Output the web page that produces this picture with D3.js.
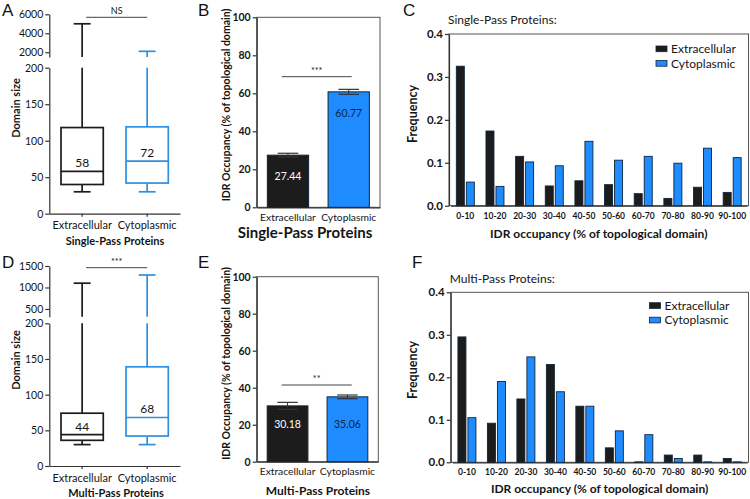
<!DOCTYPE html>
<html><head><meta charset="utf-8">
<script src="https://cdn.jsdelivr.net/npm/d3@7"></script>
<style>
body{margin:0;background:#fff}
svg{display:block}
text{font-family:Lato,'Open Sans',sans-serif;fill:#151515}
.axis path,.axis line{stroke:#333;stroke-width:1.2}
.letter{font-family:'Liberation Sans',Arial,sans-serif;font-size:17px;fill:#111}
</style>
</head><body><div id="chart"></div>
<script>
// ---------- DATA ----------
const boxCategories = ["Extracellular", "Cytoplasmic"];
// [min, q1, median, q3, max]
const singleBoxExtracellular = [30, 40, 58, 118, 5000];
const singleBoxCytoplasmic   = [30, 42, 72, 119, 2100];
const multiBoxExtracellular  = [30, 36, 44, 74, 1100];
const multiBoxCytoplasmic    = [30, 42, 68, 139, 1290];
const boxLowerTicks = [0, 50, 100, 150, 200];
const singleUpperTicks = [2000, 4000, 6000];
const multiUpperTicks = [500, 1000, 1500];

const singleOccupancyMean = [27.44, 60.77];
const singleOccupancySem  = [1.0, 1.3];
const multiOccupancyMean  = [30.18, 35.06];
const multiOccupancySem   = [1.9, 1.0];
const occupancyTicks = [0, 20, 40, 60, 80, 100];

const binLabels = ["0-10","10-20","20-30","30-40","40-50","50-60","60-70","70-80","80-90","90-100"];
const singleFreqExtracellular = [0.325, 0.174, 0.115, 0.046, 0.058, 0.049, 0.028, 0.017, 0.043, 0.031];
const singleFreqCytoplasmic   = [0.055, 0.045, 0.102, 0.093, 0.150, 0.106, 0.115, 0.099, 0.134, 0.112];
const multiFreqExtracellular  = [0.295, 0.092, 0.149, 0.230, 0.132, 0.034, 0.001, 0.017, 0.017, 0.009];
const multiFreqCytoplasmic    = [0.105, 0.190, 0.248, 0.166, 0.132, 0.074, 0.065, 0.009, 0.001, 0.001];
const freqTicks = [0, 0.1, 0.2, 0.3, 0.4];
const seriesNames = ["Extracellular", "Cytoplasmic"];

// ---------- STYLE ----------
const BLACK = "#1c1c1c";
const BOXBLUE = "#2e8fe0";
const BARBLUE = "#1e8cff";
const BAROUT = "#10243a";

const svg = d3.select("#chart").append("svg").attr("width", 750).attr("height", 499);

function letter(t, x, y) {
  svg.append("text").attr("class", "letter").attr("x", x).attr("y", y).text(t);
}

function boxPanel(o) {
  const g = svg.append("g");
  const x = d3.scaleBand().domain(boxCategories).range([o.left, o.right]).paddingInner(0.35).paddingOuter(0.18);
  const yLow = d3.scaleLinear().domain([0, 200]).range([o.bottom, o.lowTop]);
  const yUp = d3.scaleLinear().domain([o.breakVal, o.upMax]).range([o.breakY, o.upTop]);
  const yv = v => v <= 200 ? yLow(v) : yUp(Math.max(v, o.breakVal));

  const ax1 = g.append("g").attr("class", "axis").attr("transform", `translate(${o.left},0)`)
    .call(d3.axisLeft(yLow).tickValues(boxLowerTicks).tickFormat(d3.format("d")).tickSize(4).tickSizeOuter(0).tickPadding(2));
  const ax2 = g.append("g").attr("class", "axis").attr("transform", `translate(${o.left},0)`)
    .call(d3.axisLeft(yUp).tickValues(o.upTicks).tickFormat(d3.format("d")).tickSize(4).tickSizeOuter(0).tickPadding(2));
  [ax1, ax2].forEach(a => a.selectAll("text").style("font-size", "10.5px").style("font-family", "Lato"));

  const xa = g.append("g").attr("class", "axis").attr("transform", `translate(0,${o.bottom})`)
    .call(d3.axisBottom(x).tickSize(3).tickSizeOuter(0).tickPadding(5));
  xa.selectAll("text").style("font-size", "11px").style("font-family", "Lato");

  o.series.forEach((s, i) => {
    const c = boxCategories[i];
    const col = i === 0 ? BLACK : BOXBLUE;
    const x0 = x(c), bw = x.bandwidth(), cx = x0 + bw / 2;
    const cap = bw * 0.4;
    const [mn, q1, md, q3, mx] = s;
    const line = (x1, y1, x2, y2) => g.append("line").attr("x1", x1).attr("y1", y1).attr("x2", x2).attr("y2", y2)
      .attr("stroke", col).attr("stroke-width", 1.7);
    line(cx, yv(q3), cx, yLow(200));
    line(cx, yUp(o.breakVal), cx, yUp(mx));
    line(cx, yv(q1), cx, yv(mn));
    line(cx - cap / 2, yUp(mx), cx + cap / 2, yUp(mx));
    line(cx - cap / 2, yv(mn), cx + cap / 2, yv(mn));
    g.append("rect").attr("x", x0).attr("y", yv(q3)).attr("width", bw).attr("height", yv(q1) - yv(q3))
      .attr("fill", "#fff").attr("stroke", col).attr("stroke-width", 1.7);
    line(x0, yv(md), x0 + bw, yv(md));
    g.append("text").attr("x", cx).attr("y", yv(md) - 4).attr("text-anchor", "middle")
      .style("font-size", "12px").text(md);
  });

  const sx1 = x(boxCategories[0]) + x.bandwidth() / 2 + 4, sx2 = x(boxCategories[1]) + x.bandwidth() / 2;
  g.append("line").attr("x1", sx1).attr("x2", sx2).attr("y1", o.sigY).attr("y2", o.sigY).attr("stroke", "#444").attr("stroke-width", 1);
  g.append("text").attr("x", (sx1 + sx2) / 2).attr("y", o.sigY - 3).attr("text-anchor", "middle")
    .style("font-size", "9px").text(o.sig);

  g.append("text").attr("transform", `translate(${o.ylabX},${o.ylabY}) rotate(-90)`).attr("text-anchor", "middle")
    .attr("dy", "0.35em").style("font-size", "11px").style("font-weight", "bold").text("Domain size");
  g.append("text").attr("x", o.titleX).attr("y", o.titleY).attr("dy", "0.35em").attr("text-anchor", "middle")
    .style("font-size", "11px").style("font-weight", "bold").text(o.title);
}

function barPanel(o) {
  const g = svg.append("g");
  const x = d3.scaleBand().domain(boxCategories).range([o.left, o.right]).paddingInner(0.32).paddingOuter(0.175);
  const y = d3.scaleLinear().domain([0, 100]).range([o.bottom, o.top]);
  g.append("rect").attr("x", o.left).attr("y", o.top).attr("width", o.right - o.left).attr("height", o.bottom - o.top)
    .attr("fill", "none").attr("stroke", "#555").attr("stroke-width", 1);
  const ya = g.append("g").attr("class", "axis").attr("transform", `translate(${o.left},0)`)
    .call(d3.axisLeft(y).tickValues(occupancyTicks).tickSize(4).tickSizeOuter(0).tickPadding(2));
  ya.selectAll("text").style("font-size", "10.5px").style("font-weight", "bold");
  const xa = g.append("g").attr("class", "axis").attr("transform", `translate(0,${o.bottom})`)
    .call(d3.axisBottom(x).tickSize(0).tickSizeOuter(0).tickPadding(6));
  xa.selectAll("text").style("font-size", "10.3px");

  o.mean.forEach((m, i) => {
    const c = boxCategories[i];
    const x0 = x(c), bw = x.bandwidth(), cx = x0 + bw / 2, cap = bw * 0.5;
    g.append("rect").attr("x", x0).attr("y", y(m)).attr("width", bw).attr("height", y(0) - y(m))
      .attr("fill", i === 0 ? BLACK : BARBLUE).attr("stroke", BAROUT).attr("stroke-width", 1);
    const lo = y(m - o.sem[i]), hi = y(m + o.sem[i]);
    const ec = "#333";
    g.append("line").attr("x1", cx).attr("x2", cx).attr("y1", lo).attr("y2", hi).attr("stroke", ec).attr("stroke-width", 1);
    g.append("line").attr("x1", cx - cap / 2).attr("x2", cx + cap / 2).attr("y1", hi).attr("y2", hi).attr("stroke", ec).attr("stroke-width", 1.2);
    g.append("line").attr("x1", cx - cap / 2).attr("x2", cx + cap / 2).attr("y1", lo).attr("y2", lo).attr("stroke", ec).attr("stroke-width", 1.2);
    const ly = o.labelCommon ? y(d3.min(o.mean)) + 18 : y(m) + 21;
    g.append("text").attr("x", cx).attr("y", ly).attr("dy", "0.35em").attr("text-anchor", "middle")
      .style("font-size", "10.5px").style("fill", i === 0 ? "#fff" : "#0b2547").text(m.toFixed(2));
  });

  const sx1 = o.left + 25, sx2 = o.left + 95;
  g.append("line").attr("x1", sx1).attr("x2", sx2).attr("y1", o.sigY).attr("y2", o.sigY).attr("stroke", "#444").attr("stroke-width", 1);
  g.append("text").attr("x", (sx1 + sx2) / 2).attr("y", o.sigY - 3).attr("text-anchor", "middle")
    .style("font-size", "9px").text(o.sig);

  g.append("text").attr("transform", `translate(226,${o.ylabY}) rotate(-90)`).attr("text-anchor", "middle")
    .attr("dy", "0.35em").style("font-size", "10.5px").style("font-weight", "bold")
    .text("IDR Occupancy (% of topological domain)");
  g.append("text").attr("x", o.titleX).attr("y", o.titleY).attr("dy", "0.35em").attr("text-anchor", "middle")
    .style("font-size", o.titleSize).style("font-weight", "bold").text(o.title);
}

function histPanel(o) {
  const g = svg.append("g");
  const x = d3.scaleBand().domain(binLabels).range([o.left + 1.5, o.right - 1.5]);
  const y = d3.scaleLinear().domain([0, 0.4]).range([o.bottom, o.top]);
  g.append("rect").attr("x", o.left).attr("y", o.top).attr("width", o.right - o.left).attr("height", o.bottom - o.top)
    .attr("fill", "none").attr("stroke", "#555").attr("stroke-width", 1);
  const ya = g.append("g").attr("class", "axis").attr("transform", `translate(${o.left},0)`)
    .call(d3.axisLeft(y).tickValues(freqTicks).tickFormat(d3.format(".1f")).tickSize(4).tickSizeOuter(0).tickPadding(2));
  ya.selectAll("text").style("font-size", "11.5px").style("font-weight", "bold");
  const xa = g.append("g").attr("class", "axis").attr("transform", `translate(0,${o.bottom})`)
    .call(d3.axisBottom(x).tickSize(0).tickSizeOuter(0).tickPadding(7));
  xa.selectAll("text").style("font-size", "8.5px").style("font-weight", "bold");

  const bw = 8, gap = 2;
  [o.ext, o.cyt].forEach((arr, s) => {
    g.selectAll(null).data(arr).enter().append("rect")
      .attr("x", (d, i) => x(binLabels[i]) + x.bandwidth() / 2 + (s === 0 ? -gap / 2 - bw : gap / 2))
      .attr("y", d => y(d)).attr("width", bw).attr("height", d => y(0) - y(d))
      .attr("fill", s === 0 ? BLACK : BARBLUE).attr("stroke", BAROUT).attr("stroke-width", 0.9);
  });

  seriesNames.forEach((n, i) => {
    g.append("rect").attr("x", o.legX).attr("y", o.legY + i * 14.5).attr("width", 11).attr("height", 5.7)
      .attr("fill", i === 0 ? BLACK : BARBLUE).attr("stroke", BAROUT).attr("stroke-width", 0.8);
    g.append("text").attr("x", o.legX + 15).attr("y", o.legY + 3 + i * 14.5).attr("dy", "0.35em")
      .style("font-size", "12px").text(n);
  });

  g.append("text").attr("x", o.left - 1).attr("y", o.titleY).attr("dy", "0.35em").style("font-size", "12px").text(o.title);
  g.append("text").attr("transform", `translate(413,${o.ylabY}) rotate(-90)`).attr("text-anchor", "middle")
    .attr("dy", "0.35em").style("font-size", "12.5px").style("font-weight", "bold").text("Frequency");
  g.append("text").attr("x", (o.left + o.right) / 2).attr("y", o.xlabY).attr("dy", "0.35em").attr("text-anchor", "middle")
    .style("font-size", "12px").style("font-weight", "bold").text("IDR occupancy (% of topological domain)");
}

// ---------- PANELS ----------
boxPanel({
  left: 49.3, right: 180, bottom: 213.7, lowTop: 67.7, breakVal: 1500, breakY: 57, upMax: 6000, upTop: 14.3,
  upTicks: singleUpperTicks, series: [singleBoxExtracellular, singleBoxCytoplasmic],
  sig: "NS", sigY: 17.3, ylabX: 16, ylabY: 108, title: "Single-Pass Proteins", titleX: 115, titleY: 241.5
});
boxPanel({
  left: 49.3, right: 180, bottom: 466, lowTop: 323.3, breakVal: 320, breakY: 316.7, upMax: 1500, upTop: 266,
  upTicks: multiUpperTicks, series: [multiBoxExtracellular, multiBoxCytoplasmic],
  sig: "***", sigY: 267.7, ylabX: 16, ylabY: 360, title: "Multi-Pass Proteins", titleX: 116, titleY: 493.3
});
barPanel({
  left: 256.7, right: 380, top: 17.3, bottom: 207.3, mean: singleOccupancyMean, sem: singleOccupancySem,
  sig: "***", sigY: 76.7, ylabY: 105, title: "Single-Pass Proteins", titleX: 305, titleY: 233, titleSize: "15px", labelCommon: false
});
barPanel({
  left: 256.7, right: 378.3, top: 276.7, bottom: 461.7, mean: multiOccupancyMean, sem: multiOccupancySem,
  sig: "**", sigY: 385, ylabY: 363.5, title: "Multi-Pass Proteins", titleX: 318, titleY: 491, titleSize: "12px", labelCommon: true
});
histPanel({
  left: 449, right: 748.5, top: 34, bottom: 205.7, ext: singleFreqExtracellular, cyt: singleFreqCytoplasmic,
  legX: 656, legY: 46, title: "Single-Pass Proteins:", titleY: 20, ylabY: 114, xlabY: 233.3
});
histPanel({
  left: 450.7, right: 748.5, top: 292.3, bottom: 462.3, ext: multiFreqExtracellular, cyt: multiFreqCytoplasmic,
  legX: 649.5, legY: 302.7, title: "Multi-Pass Proteins:", titleY: 278.3, ylabY: 370, xlabY: 488.3
});

letter("A", 2, 16);
letter("B", 198, 16);
letter("C", 403, 16);
letter("D", 2, 268);
letter("E", 198, 268);
letter("F", 412, 268);
</script>
</body></html>
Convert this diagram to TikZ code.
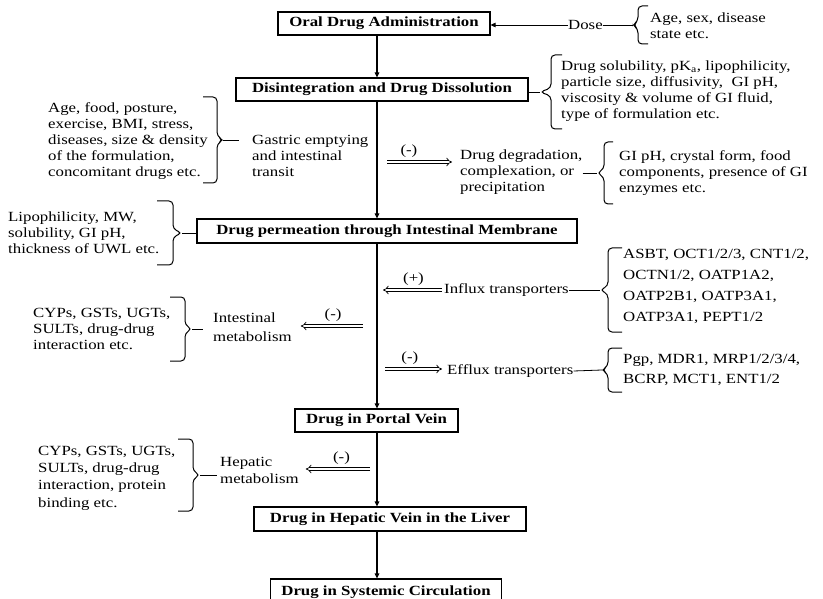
\documentclass[tikz,border=0pt]{standalone}
\usepackage{fontspec}
\setmainfont{Liberation Serif}[FakeStretch=1.2]
\usetikzlibrary{arrows.meta,positioning,calc}

% hook x, spine x, tip x, top y, bottom y
\newcommand{\sidebrace}[5]{%
	\draw[bracket] (#1,#4) -- (#2,#4) -- (#2,{(#4+#5)/2-4}) -- (#3,{(#4+#5)/2})
		-- (#2,{(#4+#5)/2+4}) -- (#2,#5) -- (#1,#5);}

\begin{document}
\begin{tikzpicture}[
	x=1pt,y=-1pt,
	font=\fontsize{14}{16}\selectfont,
	stage/.style={draw,rectangle,line width=1.1pt,minimum height=23,inner sep=0,font=\fontsize{14}{16}\selectfont\bfseries},
	note/.style={anchor=west,align=left,inner sep=0},
	flow/.style={-{Triangle[length=5pt,width=4.5pt]},line width=1.1pt},
	hollow/.style={double,double distance=2.2pt,line width=0.7pt,-{Implies}},
	bracket/.style={line width=1pt,rounded corners=4pt},
	link/.style={line width=0.8pt}
	]
	\useasboundingbox (0,0) rectangle (823,599);
	\coordinate (spine) at (377,0);
	
	% main chain
	\node[stage,minimum width=212] (oral) at (384,23.5) {Oral Drug Administration};
	\node[stage,minimum width=292] (disint) at (382,89.5) {Disintegration and Drug Dissolution};
	\node[stage,minimum width=380,minimum height=24] (perm) at (387,231) {Drug permeation through Intestinal Membrane};
	\node[stage,minimum width=163] (portal) at (376.5,420.5) {Drug in Portal Vein};
	\node[stage,minimum width=272,minimum height=24] (hepvein) at (390,519) {Drug in Hepatic Vein in the Liver};
	\node[stage,minimum width=231,minimum height=26] (systemic) at (386,592) {Drug in Systemic Circulation};
	
	\draw[flow] (oral.south -| spine) -- (disint.north -| spine);
	\draw[flow] (disint.south -| spine) -- (perm.north -| spine);
	\draw[flow] (perm.south -| spine) -- (portal.north -| spine);
	\draw[flow] (portal.south -| spine) -- (hepvein.north -| spine);
	\draw[flow] (hepvein.south -| spine) -- (systemic.north -| spine);
	
	% dose
	\node[note] (dose) at (568,25) {Dose};
	\node[note] (doseinfo) at (650,25.5) {Age, sex, disease\\state etc.};
	\coordinate (dosetip) at (633,25);
	\sidebrace{648}{638}{633}{6}{44}
	\draw[flow,line width=0.8pt] (dose.west) -- (dose.west -| oral.east);
	\draw[link] (dose.east) -- (dosetip);
	
	% dissolution
	\node[note] (solinfo) at (561,91) {Drug solubility, pK\textsubscript{a}, lipophilicity,\\particle size, diffusivity, \ GI pH,\\viscosity \& volume of GI fluid,\\type of formulation etc.};
	\coordinate (soltip) at (540,92);
	\sidebrace{562}{551}{540}{55}{129}
	\draw[link] (soltip -| disint.east) -- (soltip);
	
	% gastric emptying
	\node[note] (gastric) at (252,156) {Gastric emptying\\and intestinal\\transit};
	\node[note] (ageinfo) at (48,141) {Age, food, posture,\\exercise, BMI, stress,\\diseases, size \& density\\of the formulation,\\concomitant drugs etc.};
	\coordinate (agetip) at (223,140);
	\sidebrace{203}{217}{223}{97}{183}
	\draw[link,shorten >=13pt] (agetip) -- (agetip -| gastric.west);
	
	% degradation
	\coordinate (degstart) at (387,162);
	\node[note] (degrad) at (460,172) {Drug degradation,\\complexation, or\\precipitation};
	\draw[hollow,shorten >=8pt] (degstart) -- (degstart -| degrad.west) node[pos=0.3,above=1pt] {(-)};
	\node[note] (giinfo) at (619,173) {GI pH, crystal form, food\\components, presence of GI\\enzymes etc.};
	\coordinate (gitip) at (597,173);
	\sidebrace{613}{604}{597}{142}{204}
	\draw[link] (gitip -| degrad.east) -- (gitip);
	
	% permeation
	\node[note] (lipoinfo) at (8,233) {Lipophilicity, MW,\\solubility, GI pH,\\thickness of UWL etc.};
	\coordinate (lipotip) at (182,233);
	\sidebrace{157}{173}{182}{201}{265}
	\draw[link] (lipotip) -- (lipotip -| perm.west);
	
	% influx
	\node[note] (influx) at (444,290) {Influx transporters};
	\coordinate (inend) at (383,290);
	\draw[hollow,shorten <=2pt] (influx.west) -- (inend) node[midway,above=1pt] {(+)};
	\node[note,font=\fontsize{14}{21}\selectfont] (asbtinfo) at (623,286) {ASBT, OCT1/2/3, CNT1/2,\\OCTN1/2, OATP1A2,\\OATP2B1, OATP3A1,\\OATP3A1, PEPT1/2};
	\coordinate (asbttip) at (600,290);
	\sidebrace{622}{608}{600}{248}{332}
	\draw[link] (influx.east) -- (asbttip);
	
	% intestinal metabolism
	\node[note,font=\fontsize{14}{19}\selectfont] (intmet) at (213,327) {Intestinal\\metabolism};
	\coordinate (imstart) at (363,326);
	\draw[hollow,shorten >=9pt] (imstart) -- (imstart -| intmet.east) node[pos=0.42,above=1pt] {(-)};
	\node[note] (cypinfo) at (33,329) {CYPs, GSTs, UGTs,\\SULTs, drug-drug\\interaction etc.};
	\coordinate (cyptip) at (192,329);
	\sidebrace{170}{185}{192}{297}{361}
	\draw[link,shorten >=10pt] (cyptip) -- (cyptip -| intmet.west);
	
	% efflux
	\coordinate (efstart) at (385,369);
	\node[note] (efflux) at (447,371) {Efflux transporters};
	\draw[hollow,shorten >=5pt] (efstart) -- (efstart -| efflux.west) node[pos=0.4,above=1pt] {(-)};
	\node[note,font=\fontsize{14}{20}\selectfont] (pgpinfo) at (623,370) {Pgp, MDR1, MRP1/2/3/4,\\BCRP, MCT1, ENT1/2};
	\coordinate (pgptip) at (602,370);
	\sidebrace{622}{608}{602}{348}{392}
	\draw[link] (efflux.east) -- (pgptip);
	
	% hepatic metabolism
	\node[note,font=\fontsize{14}{17}\selectfont] (hepmet) at (220,470.5) {Hepatic\\metabolism};
	\coordinate (hmstart) at (370,469);
	\draw[hollow,shorten >=7pt] (hmstart) -- (hmstart -| hepmet.east) node[pos=0.4,above=1pt] {(-)};
	\node[note,font=\fontsize{14}{17.3}\selectfont] (cyp2info) at (38,478) {CYPs, GSTs, UGTs,\\SULTs, drug-drug\\interaction, protein\\binding etc.};
	\coordinate (cyp2tip) at (200,475);
	\sidebrace{178}{193}{200}{439}{511}
	\draw[link,shorten >=3pt] (cyp2tip) -- (cyp2tip -| hepmet.west);
\end{tikzpicture}
\end{document}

*DIRECTION:* Collect the lines that hold "this".

*ANSWER FOR THE TASK:*
Output the web page that produces this picture with D3.js.
Convert this diagram to TikZ code.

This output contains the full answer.